Wildlife In Your Yard

In the depths of the drought (which is real, even if our town well crisis is man- made), wildlife comes to town. Human activity tends to make a green oasis composed of the non- native plants that come with civilization, not to mention gardens, flowers, leaky wells, and other sources of plant nourishment. Deer and coyotes are feeding in peoples' yards, not just at dawn but in broad daylight. I am sure, as in years past, lions are here too, following their food and competitors. We just don't see them because here, unlike in Boulder, lions are also prey.

Random observations by John Wilson and me suggest that bird reproduction is not going well in the hills this year. Mixed-species flocks that should be breeding throng all day around John's water points a little way out of town.

With the birds come their predators. When I lived outside of town, the common gopher snake, Pituophis catinefer , was a fairly frequent visitor around my pigeon loft. If a snake found a hole larger than the 1/2" mesh of aviary wire, I was likely to lose some eggs or nestlings; bigger, bolder, individuals sometimes killed a full grown pigeon though they didn't seem able to swallow it.

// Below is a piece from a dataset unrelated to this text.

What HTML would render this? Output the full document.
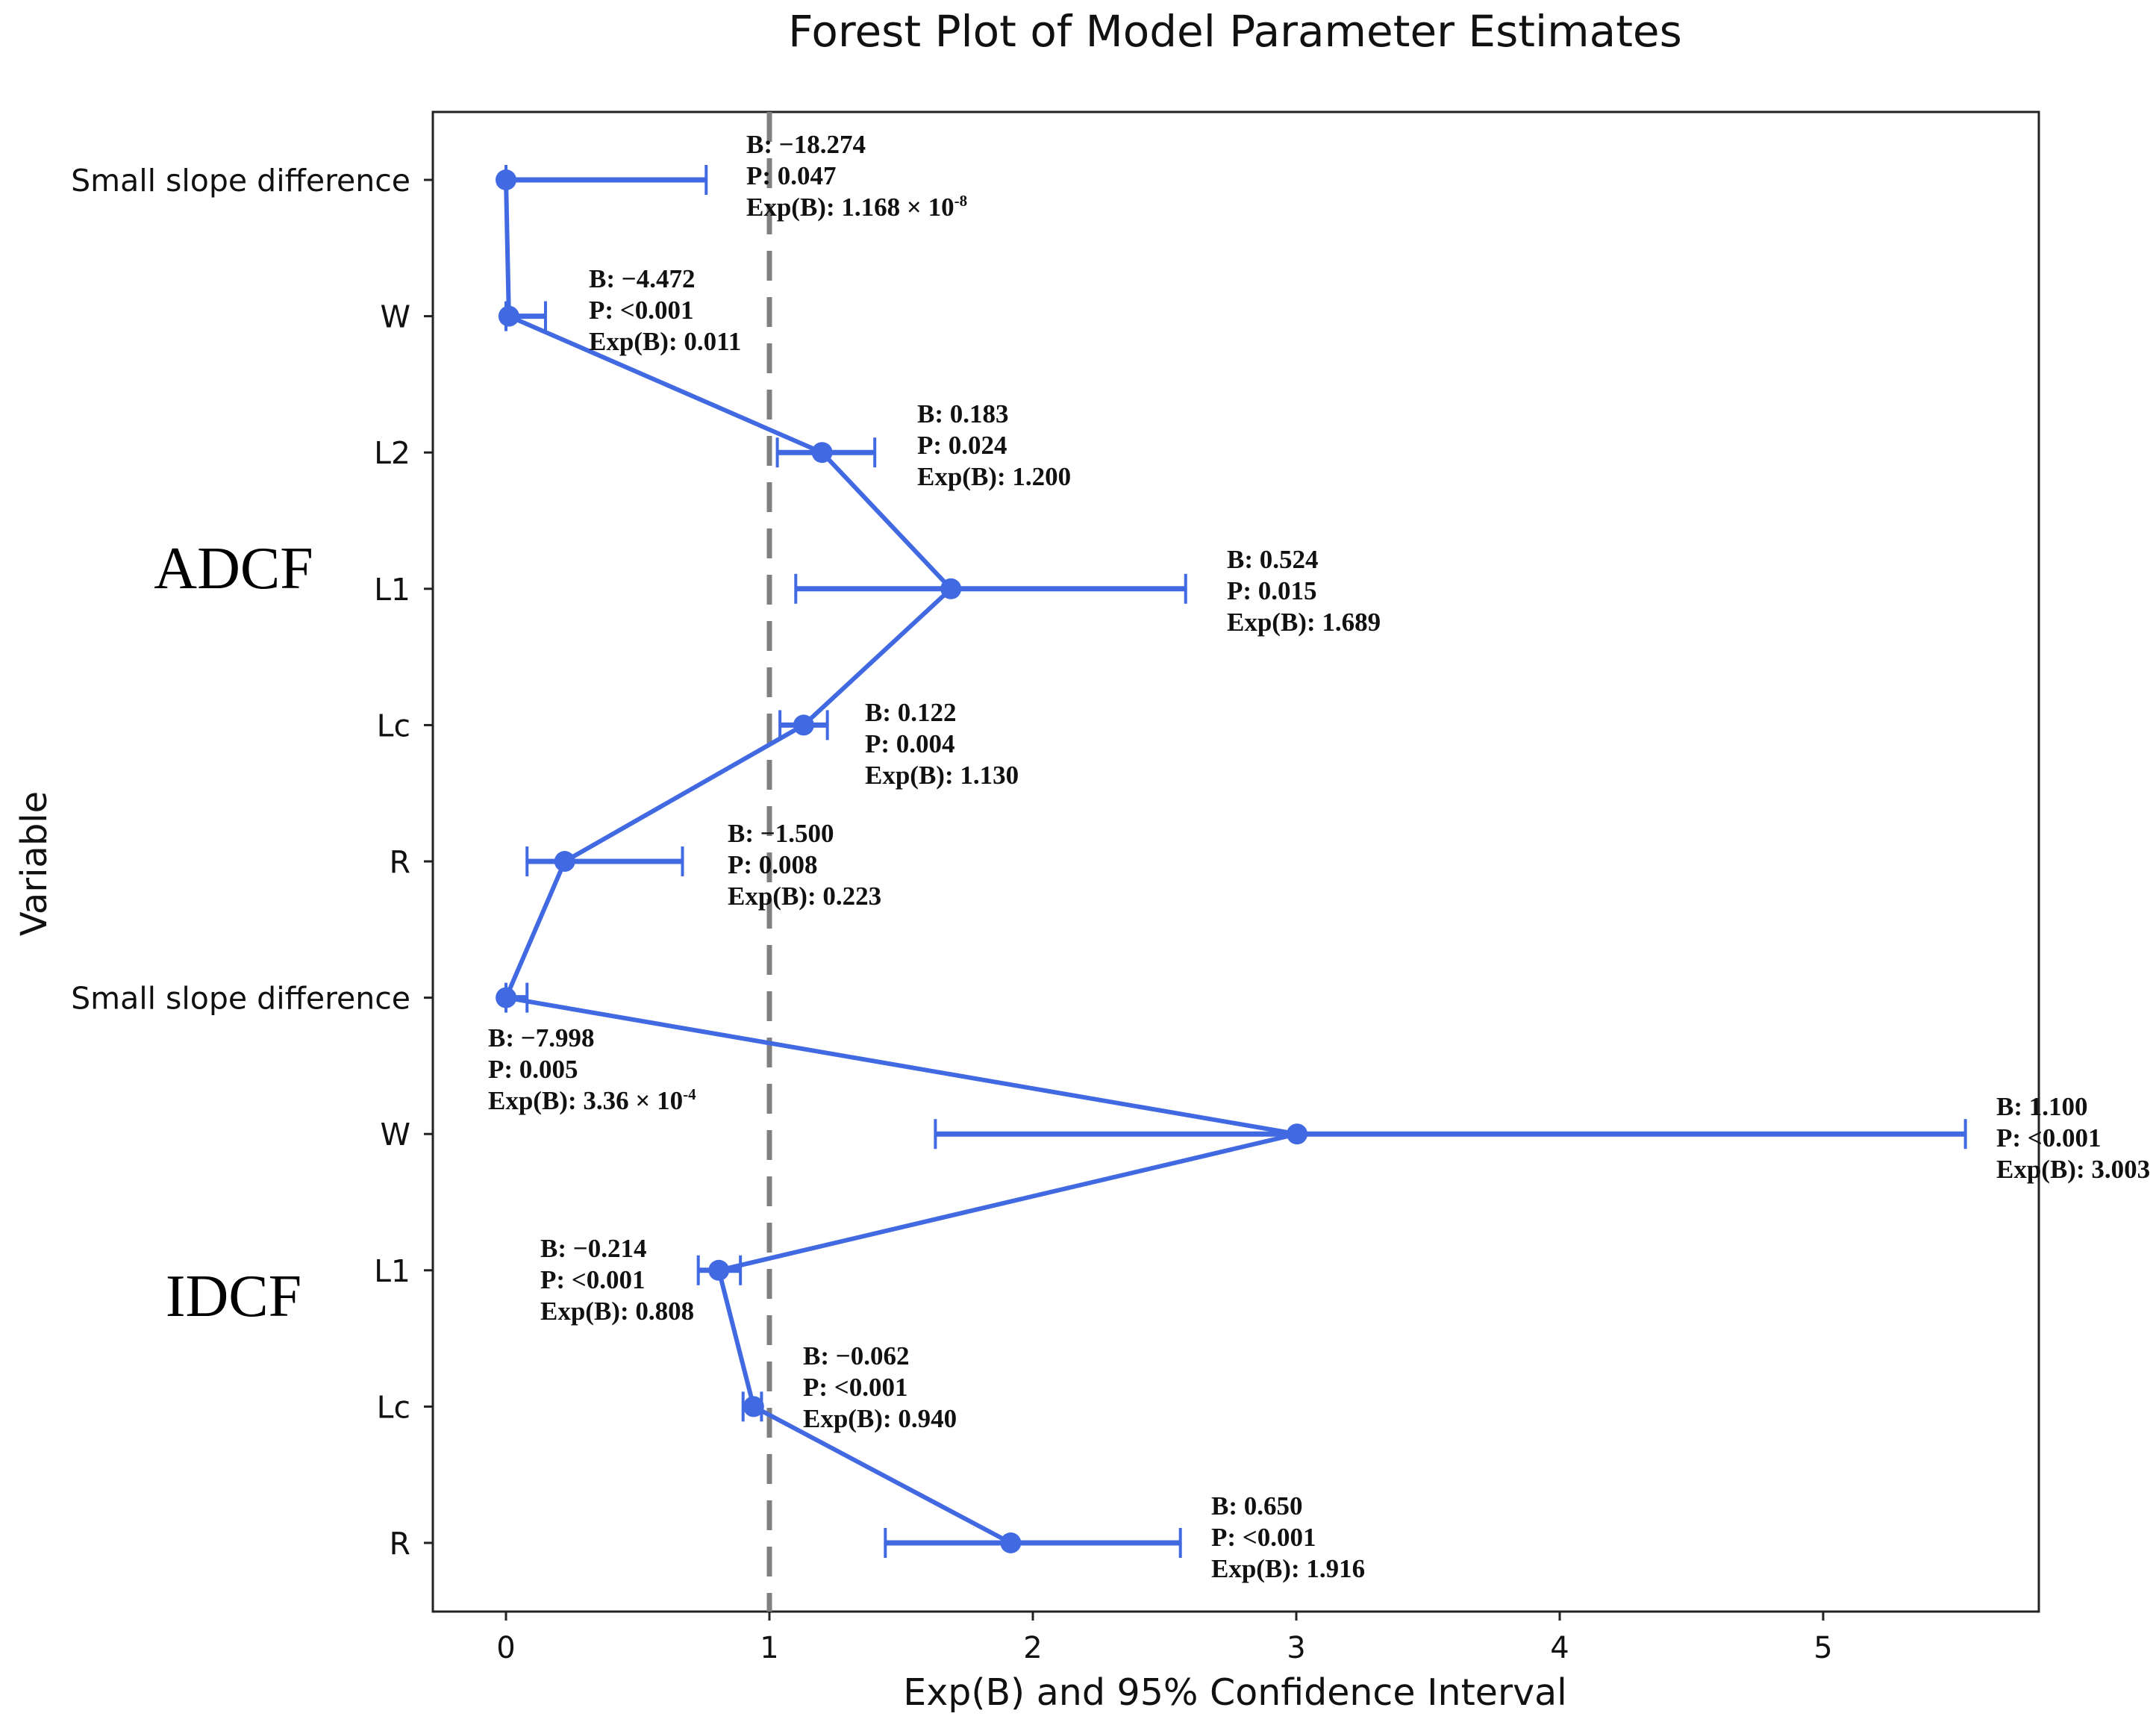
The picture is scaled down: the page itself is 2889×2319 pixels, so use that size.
<!DOCTYPE html>
<html><head><meta charset="utf-8"><style>
html,body{margin:0;padding:0;background:#fff}
svg{display:block}
</style></head><body>
<svg id="chart" width="2889" height="2319" viewBox="0 0 2889 2319" xmlns="http://www.w3.org/2000/svg">
<text x="1655" y="62" text-anchor="middle" font-family="DejaVu Sans, sans-serif" font-size="58" fill="#111">Forest Plot of Model Parameter Estimates</text>
<g id="plot"></g>
<text x="1655" y="2284" text-anchor="middle" font-family="DejaVu Sans, sans-serif" font-size="49" fill="#111">Exp(B) and 95% Confidence Interval</text>
<text transform="translate(62,1157) rotate(-90)" text-anchor="middle" font-family="DejaVu Sans, sans-serif" font-size="48" fill="#111">Variable</text>
<text x="313" y="788" text-anchor="middle" font-family="Liberation Serif, serif" font-size="80" fill="#000">ADCF</text>
<text x="313" y="1763" text-anchor="middle" font-family="Liberation Serif, serif" font-size="80" fill="#000">IDCF</text>
</svg>
<script>
const categories = ["Small slope difference","W","L2","L1","Lc","R","Small slope difference","W","L1","Lc","R"];
const expB = [0.0000000117,0.011,1.200,1.689,1.130,0.223,0.000336,3.003,0.808,0.940,1.916];
const ciLow = [0.0,0.0,1.03,1.10,1.04,0.08,0.0,1.63,0.73,0.90,1.44];
const ciHigh = [0.76,0.15,1.40,2.58,1.22,0.67,0.08,5.54,0.89,0.97,2.56];
const bLabels = ["\u221218.274","\u22124.472","0.183","0.524","0.122","\u22121.500","\u22127.998","1.100","\u22120.214","\u22120.062","0.650"];
const pLabels = ["0.047","<0.001","0.024","0.015","0.004","0.008","0.005","<0.001","<0.001","<0.001","<0.001"];
const expLabels = [["1.168 \u00d7 10","-8"],["0.011",""],["1.200",""],["1.689",""],["1.130",""],["0.223",""],["3.36 \u00d7 10","-4"],["3.003",""],["0.808",""],["0.940",""],["1.916",""]];
const xTicks = [0,1,2,3,4,5];

// layout
const L=580,R=2732,T=150,B=2159;
const x0=678, xUnit=353;
const xs=v=>x0+v*xUnit;
const ys=i=>241+i*182.6;
const labelAnchors=[[1000,205],[789,385],[1229,566],[1644,761],[1159,966],[975,1128],[654,1402],[2675,1494],[724,1684],[1076,1828],[1623,2029]];
const NS="http://www.w3.org/2000/svg";
const g=document.getElementById('plot');
function mk(tag,attrs,parent){const e=document.createElementNS(NS,tag);for(const k in attrs)e.setAttribute(k,attrs[k]);(parent||g).appendChild(e);return e;}
const blue="#4169E1";

let fr=mk('rect',{x:L,y:T,width:R-L,height:B-T,fill:'none',stroke:'#222','stroke-width':3});



let ref=mk('line',{x1:xs(1),x2:xs(1),y1:T,y2:B,stroke:'#808080','stroke-width':7,'stroke-dasharray':'40 22'});



xTicks.forEach(t=>{
  const tk=mk('line',{x1:xs(t),x2:xs(t),y1:B,y2:B+12,stroke:'#222','stroke-width':3});
  
  
  const tl=mk('text',{x:xs(t),y:B+62,'text-anchor':'middle','font-family':'DejaVu Sans, sans-serif','font-size':40,fill:'#111'});
  tl.textContent=t;
  
  
});

categories.forEach((c,i)=>{
  const tk=mk('line',{x1:L-12,x2:L,y1:ys(i),y2:ys(i),stroke:'#222','stroke-width':3});
  
  
  const tl=mk('text',{x:L-30,y:ys(i)+15,'text-anchor':'end','font-family':'DejaVu Sans, sans-serif','font-size':41,fill:'#111'});
  tl.textContent=c;
  
  
});

const pts=expB.map((v,i)=>xs(v)+','+ys(i)).join(' ');
let pl=mk('polyline',{points:pts,fill:'none',stroke:blue,'stroke-width':6});



expB.forEach((v,i)=>{
  const y=ys(i);
  const eb=mk('line',{x1:xs(ciLow[i]),x2:xs(ciHigh[i]),y1:y,y2:y,stroke:blue,'stroke-width':7});
  
  
  [ciLow[i],ciHigh[i]].forEach(c=>{
    const cap=mk('line',{x1:xs(c),x2:xs(c),y1:y-20,y2:y+20,stroke:blue,'stroke-width':4});
    
    
  });
  const pt=mk('circle',{cx:xs(v),cy:y,r:14,fill:blue});
  
  
  const [ax,ay]=labelAnchors[i];
  const tg=mk('text',{x:ax,y:ay,'font-family':'Liberation Serif, serif','font-size':35,'font-weight':'bold',fill:'#111'});
  
  
  const l1=mk('tspan',{x:ax,y:ay},tg); l1.textContent='B: '+bLabels[i];
  const l2=mk('tspan',{x:ax,y:ay+42},tg); l2.textContent='P: '+pLabels[i];
  const l3=mk('tspan',{x:ax,y:ay+84},tg); l3.textContent='Exp(B): '+expLabels[i][0];
  if(expLabels[i][1]){const s=mk('tspan',{dy:-13,'font-size':21},tg); s.textContent=expLabels[i][1];}
});
</script>
</body></html>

As the non- nesting birds come to town, and rodents, their predators must follow. A few days ago Libby came in to tell my there was a snake in the main flight loft. Hindsight says it was obviously a bull snake, but it had more yellow in the background than I had ever seen. Therefore I used my snake hook until I could clearly see its head. It was extremely agile in the heat, but I finally managed to get the bucket in front of it, and it poured itself in. First photo shows it coiled in the bottom of the temporarily co-opted waste basket; the second [right or double click for bigger] as it crawls hastily away when we released it on the edge of town in the arroyo. The third is a picture I found on the net of an individual as yellow as mine.

1 comment:

Jess said...

I removed a bull snake from our yard a couple of years ago that looked just like that one. Lots of bright yellow on him, so much so that I doubted myself and had to go find a picture of a similarly brilliant one to justify my identification to Brett.